Fairy tale does not deny the existence of sorrow and failure: the possibility of these is necessary to the joy of deliverance. It denies (in the face of much evidence, if you will) universal final defeat…giving a fleeting glimpse of Joy; Joy beyond the walls of the world, poignant as grief. ~ J.R.R. Tolkien
I have vivid lack of imagination. That’s why I can read something, like The Lord of the Rings without finding it frightening. It’s quite another thing watching the movie, where real images formed to fill in my somewhat vague picture of Orcs and the battle in the mountain fortress of the Hornburg at Helm’s Deep.
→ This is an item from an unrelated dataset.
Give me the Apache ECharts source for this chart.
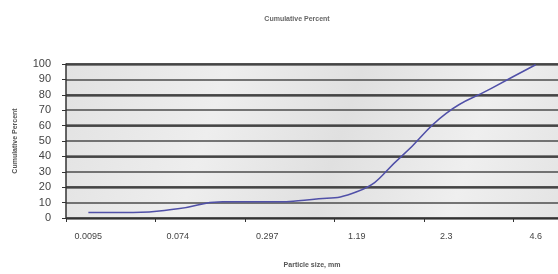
<!DOCTYPE html>
<html><head><meta charset="utf-8">
<script src="https://cdn.jsdelivr.net/npm/echarts@6/dist/echarts.min.js"></script>
<style>html,body{margin:0;padding:0;background:#fff}#c{width:558px;height:274px}</style>
</head><body><div id="c"></div>
<script>
var categories = ["0.0095","0.02","0.074","0.15","0.297","0.6","1.19","1.7","2.3","3.4","4.6"];
var cumulative = [3.6, 3.6, 6, 10.5, 10.5, 12, 17, 40, 68, 84, 99.5];
var yTicks = [0,10,20,30,40,50,60,70,80,90,100];

var chart = echarts.init(document.getElementById('c'));
chart.setOption({
  animation: false,
  backgroundColor: '#ffffff',
  title: {
    text: 'Cumulative Percent', left: 292, top: 11, textAlign: 'center',
    textStyle: { fontSize: 7, fontWeight: 'bold', color: '#666', fontFamily: 'Liberation Sans' }
  },
  grid: {
    left: 66, right: -3, top: 64, bottom: 51, show: true, borderWidth: 0,
    backgroundColor: {
      type: 'linear', x: 0, y: 0, x2: 1, y2: 1,
      colorStops: [
        { offset: 0, color: '#e2e2e2' }, { offset: 0.3, color: '#eeeeee' },
        { offset: 0.55, color: '#e0e0e0' }, { offset: 0.8, color: '#efefef' },
        { offset: 1, color: '#e4e4e4' }
      ]
    }
  },
  xAxis: {
    type: 'category', data: categories, boundaryGap: true,
    name: 'Particle size, mm', nameLocation: 'middle', nameGap: 44,
    nameTextStyle: { fontSize: 7, color: '#555', fontFamily: 'Liberation Sans', fontWeight: 'bold' },
    axisLine: { lineStyle: { color: '#333', width: 1 } },
    axisTick: { show: true, length: 4, lineStyle: { color: '#333' } },
    axisLabel: { interval: 1, fontSize: 9, color: '#444', margin: 14, fontFamily: 'Liberation Sans' },
    splitLine: { show: false }
  },
  yAxis: [{
    type: 'value', min: 0, max: 100, interval: 10,
    name: 'Cumulative Percent', nameLocation: 'middle', nameGap: 47, nameRotate: 90,
    nameTextStyle: { fontSize: 7, color: '#555', fontFamily: 'Liberation Sans', fontWeight: 'bold' },
    axisLine: { show: true, lineStyle: { color: '#333', width: 1.5 } },
    axisTick: { show: true, length: 4, lineStyle: { color: '#333' } },
    axisLabel: {
      fontSize: 11, color: '#444', margin: 15, fontFamily: 'Liberation Sans',
      formatter: function (v) { return yTicks.indexOf(v) >= 0 ? String(v) : ''; }
    },
    splitLine: { show: true, lineStyle: { color: '#555', width: 2, opacity: 0.8 } }
  }, {
    type: 'value', min: 0, max: 100, interval: 20, position: 'left',
    axisLine: { show: false }, axisTick: { show: false }, axisLabel: { show: false },
    splitLine: { show: true, lineStyle: { color: '#3a3a3a', width: 2.5, opacity: 0.8 } }
  }],
  series: [{
    type: 'line', data: cumulative, smooth: 0.5, showSymbol: false, yAxisIndex: 0,
    lineStyle: { color: '#5050a8', width: 1.5 }, z: 5
  }]
});
</script></body></html>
We each have our own Helm’s Deep. A place of battle and defeat where only the lost can be found. It is where we end.
In real life, as in Fairy Tales, we’re called to suspend our disbelief. It’s a fortress of faith where the battle is over. The price was so high, it was stunning the first time we heard of it. We know it’s true. We know the ending. We get lost in the middle. Too easily, what was once so vivid, begins to fade back onto the fragile tissue sheets of an ancient text.
I think Tolkien was right. It is the existence of sorrow and failure that creates, in us, the need for joy and the possibility of deliverance. And it’s in regularly remembering how the battle was won, even as grace and mercy rise up and fill us, that we are led to Joy beyond the walls of the world, poignant as grief.